(AIM OF THE EXERCISE) Look through the lines below and state how many hold the word "that". Write only the number.

(RECORDS PROVIDED)
>> BEGIN
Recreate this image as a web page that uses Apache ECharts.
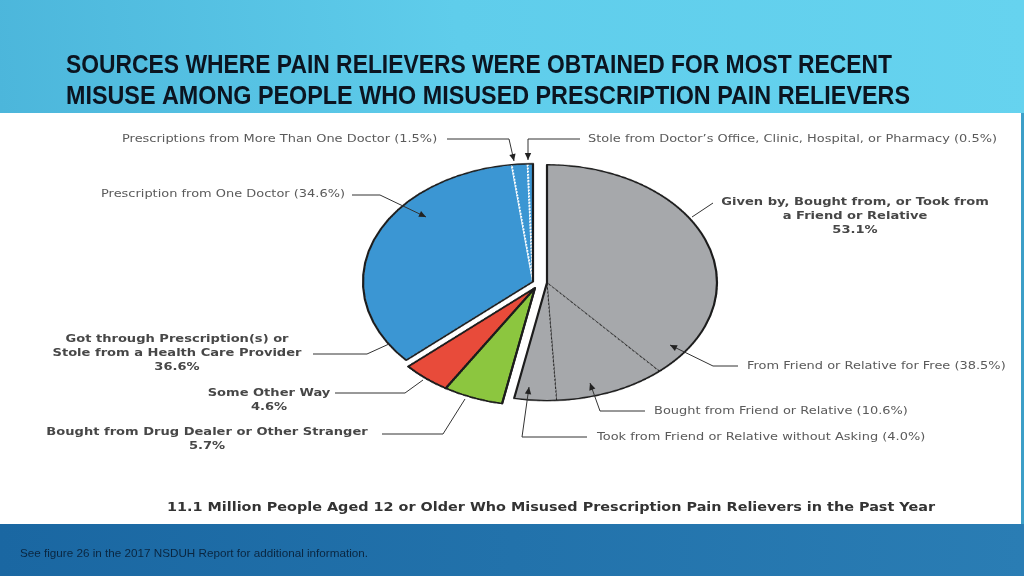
>> END
>> BEGIN
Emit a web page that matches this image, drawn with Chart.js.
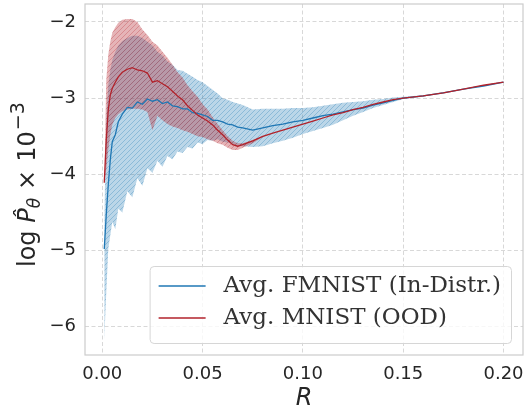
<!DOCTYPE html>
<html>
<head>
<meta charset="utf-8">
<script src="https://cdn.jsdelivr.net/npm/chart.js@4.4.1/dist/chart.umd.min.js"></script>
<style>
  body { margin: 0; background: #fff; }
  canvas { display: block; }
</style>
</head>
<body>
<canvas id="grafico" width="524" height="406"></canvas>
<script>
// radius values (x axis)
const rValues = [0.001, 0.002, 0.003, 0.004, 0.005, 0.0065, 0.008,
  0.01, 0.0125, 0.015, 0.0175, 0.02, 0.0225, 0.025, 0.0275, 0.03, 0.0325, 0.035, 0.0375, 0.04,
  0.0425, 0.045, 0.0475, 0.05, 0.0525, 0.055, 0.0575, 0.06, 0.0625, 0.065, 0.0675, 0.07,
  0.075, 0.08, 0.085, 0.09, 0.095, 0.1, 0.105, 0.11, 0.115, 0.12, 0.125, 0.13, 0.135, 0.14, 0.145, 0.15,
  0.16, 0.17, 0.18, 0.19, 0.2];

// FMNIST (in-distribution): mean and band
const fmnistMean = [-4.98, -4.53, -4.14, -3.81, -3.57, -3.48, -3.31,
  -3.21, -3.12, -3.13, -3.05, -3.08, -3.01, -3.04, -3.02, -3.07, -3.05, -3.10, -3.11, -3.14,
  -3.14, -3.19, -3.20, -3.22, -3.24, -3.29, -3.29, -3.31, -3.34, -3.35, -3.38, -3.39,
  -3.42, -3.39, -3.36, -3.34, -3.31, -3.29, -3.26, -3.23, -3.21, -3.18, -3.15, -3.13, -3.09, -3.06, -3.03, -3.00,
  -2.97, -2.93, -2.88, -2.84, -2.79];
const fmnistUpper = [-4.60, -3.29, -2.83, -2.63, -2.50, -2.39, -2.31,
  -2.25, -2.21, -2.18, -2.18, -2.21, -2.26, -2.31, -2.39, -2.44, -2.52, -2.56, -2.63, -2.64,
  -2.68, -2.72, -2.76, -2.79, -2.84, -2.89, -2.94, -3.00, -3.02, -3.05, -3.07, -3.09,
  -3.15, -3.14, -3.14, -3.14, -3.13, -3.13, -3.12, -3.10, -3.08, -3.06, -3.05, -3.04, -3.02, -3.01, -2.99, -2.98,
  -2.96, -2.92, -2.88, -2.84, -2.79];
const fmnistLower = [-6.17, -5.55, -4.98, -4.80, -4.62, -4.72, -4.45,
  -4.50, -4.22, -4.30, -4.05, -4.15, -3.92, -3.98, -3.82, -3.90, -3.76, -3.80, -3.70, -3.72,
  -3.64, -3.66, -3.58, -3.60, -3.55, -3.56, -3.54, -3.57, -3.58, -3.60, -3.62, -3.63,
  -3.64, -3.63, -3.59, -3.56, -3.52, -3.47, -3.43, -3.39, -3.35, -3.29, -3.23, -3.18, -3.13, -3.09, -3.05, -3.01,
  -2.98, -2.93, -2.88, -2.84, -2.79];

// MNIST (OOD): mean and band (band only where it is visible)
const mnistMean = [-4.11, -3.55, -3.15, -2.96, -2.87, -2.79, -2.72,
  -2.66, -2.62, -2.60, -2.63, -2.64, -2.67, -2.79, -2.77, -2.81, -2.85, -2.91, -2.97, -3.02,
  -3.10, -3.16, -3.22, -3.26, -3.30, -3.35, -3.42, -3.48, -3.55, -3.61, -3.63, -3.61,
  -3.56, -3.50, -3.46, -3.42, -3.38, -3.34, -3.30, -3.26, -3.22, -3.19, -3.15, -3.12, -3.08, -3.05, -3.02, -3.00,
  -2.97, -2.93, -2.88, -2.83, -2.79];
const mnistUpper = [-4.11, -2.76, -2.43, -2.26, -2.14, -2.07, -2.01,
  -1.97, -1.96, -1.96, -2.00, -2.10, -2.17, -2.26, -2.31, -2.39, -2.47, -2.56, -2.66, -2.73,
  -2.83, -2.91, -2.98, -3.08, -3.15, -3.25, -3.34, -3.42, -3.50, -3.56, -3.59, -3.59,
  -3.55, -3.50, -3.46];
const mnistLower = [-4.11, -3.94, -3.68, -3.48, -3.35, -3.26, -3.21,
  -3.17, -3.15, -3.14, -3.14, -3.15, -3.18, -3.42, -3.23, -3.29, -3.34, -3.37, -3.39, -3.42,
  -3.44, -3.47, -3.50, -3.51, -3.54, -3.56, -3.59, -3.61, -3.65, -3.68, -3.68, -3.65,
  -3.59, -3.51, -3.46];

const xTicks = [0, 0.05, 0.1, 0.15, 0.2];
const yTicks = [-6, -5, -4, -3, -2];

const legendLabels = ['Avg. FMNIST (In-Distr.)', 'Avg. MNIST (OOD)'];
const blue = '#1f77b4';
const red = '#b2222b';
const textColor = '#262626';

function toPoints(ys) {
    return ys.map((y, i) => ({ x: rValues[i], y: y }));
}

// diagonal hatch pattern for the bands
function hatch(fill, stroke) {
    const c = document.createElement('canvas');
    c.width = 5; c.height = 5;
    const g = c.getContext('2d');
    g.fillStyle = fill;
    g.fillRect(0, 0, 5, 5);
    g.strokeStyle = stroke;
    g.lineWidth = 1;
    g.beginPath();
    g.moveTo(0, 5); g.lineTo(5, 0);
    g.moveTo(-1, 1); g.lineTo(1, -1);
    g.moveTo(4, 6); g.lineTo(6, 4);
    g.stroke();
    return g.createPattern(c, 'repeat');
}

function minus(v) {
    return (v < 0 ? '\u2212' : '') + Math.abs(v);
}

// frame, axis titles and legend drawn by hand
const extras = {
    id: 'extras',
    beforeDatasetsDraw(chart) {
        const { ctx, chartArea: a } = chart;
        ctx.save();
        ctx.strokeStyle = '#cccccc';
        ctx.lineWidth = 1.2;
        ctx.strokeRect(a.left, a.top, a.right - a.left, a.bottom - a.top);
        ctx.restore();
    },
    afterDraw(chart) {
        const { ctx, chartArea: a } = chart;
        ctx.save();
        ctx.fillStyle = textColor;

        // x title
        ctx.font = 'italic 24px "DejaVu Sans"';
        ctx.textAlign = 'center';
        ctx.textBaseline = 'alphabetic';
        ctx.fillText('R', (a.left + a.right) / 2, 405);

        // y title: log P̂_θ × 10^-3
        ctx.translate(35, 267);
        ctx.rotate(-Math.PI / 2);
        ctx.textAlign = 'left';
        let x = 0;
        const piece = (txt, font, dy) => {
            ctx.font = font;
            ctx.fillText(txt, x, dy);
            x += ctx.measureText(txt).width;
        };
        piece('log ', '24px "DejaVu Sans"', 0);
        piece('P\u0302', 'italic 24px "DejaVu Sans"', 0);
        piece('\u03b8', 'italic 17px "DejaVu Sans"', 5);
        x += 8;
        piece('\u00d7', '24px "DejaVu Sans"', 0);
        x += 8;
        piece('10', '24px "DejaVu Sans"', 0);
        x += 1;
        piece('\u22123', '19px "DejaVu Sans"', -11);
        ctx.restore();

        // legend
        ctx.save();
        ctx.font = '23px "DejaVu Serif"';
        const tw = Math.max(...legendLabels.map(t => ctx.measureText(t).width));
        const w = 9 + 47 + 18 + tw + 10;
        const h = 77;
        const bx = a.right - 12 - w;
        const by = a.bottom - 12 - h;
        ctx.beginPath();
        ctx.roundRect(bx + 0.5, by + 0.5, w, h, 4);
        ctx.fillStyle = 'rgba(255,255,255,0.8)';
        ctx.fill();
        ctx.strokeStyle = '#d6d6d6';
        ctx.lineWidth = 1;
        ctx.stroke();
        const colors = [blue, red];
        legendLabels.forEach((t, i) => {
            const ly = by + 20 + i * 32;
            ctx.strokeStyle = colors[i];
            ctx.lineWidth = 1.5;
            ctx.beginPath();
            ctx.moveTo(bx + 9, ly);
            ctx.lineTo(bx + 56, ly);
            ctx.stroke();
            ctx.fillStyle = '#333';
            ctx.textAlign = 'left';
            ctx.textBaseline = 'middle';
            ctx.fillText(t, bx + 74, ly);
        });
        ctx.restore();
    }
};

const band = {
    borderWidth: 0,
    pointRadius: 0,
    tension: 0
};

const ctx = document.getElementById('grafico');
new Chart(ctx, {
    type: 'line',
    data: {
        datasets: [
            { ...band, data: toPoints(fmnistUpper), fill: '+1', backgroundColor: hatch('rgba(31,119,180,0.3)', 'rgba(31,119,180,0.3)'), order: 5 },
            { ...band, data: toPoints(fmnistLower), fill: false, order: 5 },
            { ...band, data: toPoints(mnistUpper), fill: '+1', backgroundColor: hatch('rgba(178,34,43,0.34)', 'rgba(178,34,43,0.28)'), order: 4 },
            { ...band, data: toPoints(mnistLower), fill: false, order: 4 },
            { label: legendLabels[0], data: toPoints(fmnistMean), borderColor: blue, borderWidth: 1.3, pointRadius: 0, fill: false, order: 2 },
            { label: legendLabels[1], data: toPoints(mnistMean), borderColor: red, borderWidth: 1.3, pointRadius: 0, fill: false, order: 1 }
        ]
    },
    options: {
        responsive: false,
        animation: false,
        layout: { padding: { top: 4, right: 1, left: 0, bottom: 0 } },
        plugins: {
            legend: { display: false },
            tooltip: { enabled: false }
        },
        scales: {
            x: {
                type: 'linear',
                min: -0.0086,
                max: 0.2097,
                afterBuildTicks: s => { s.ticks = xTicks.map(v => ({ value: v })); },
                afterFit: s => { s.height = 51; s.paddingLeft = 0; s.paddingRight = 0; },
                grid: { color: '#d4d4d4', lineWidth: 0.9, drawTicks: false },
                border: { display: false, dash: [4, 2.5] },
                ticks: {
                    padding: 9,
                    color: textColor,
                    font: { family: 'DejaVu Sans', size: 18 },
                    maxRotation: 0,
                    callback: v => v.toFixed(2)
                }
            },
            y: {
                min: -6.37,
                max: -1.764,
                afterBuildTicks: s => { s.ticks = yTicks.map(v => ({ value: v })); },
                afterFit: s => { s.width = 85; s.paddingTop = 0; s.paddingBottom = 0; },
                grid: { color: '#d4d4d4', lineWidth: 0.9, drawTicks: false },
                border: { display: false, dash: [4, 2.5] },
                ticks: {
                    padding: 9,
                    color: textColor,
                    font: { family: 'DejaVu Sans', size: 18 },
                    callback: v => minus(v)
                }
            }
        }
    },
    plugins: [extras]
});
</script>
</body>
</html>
>> END
(EXERCISE ANSWER) 2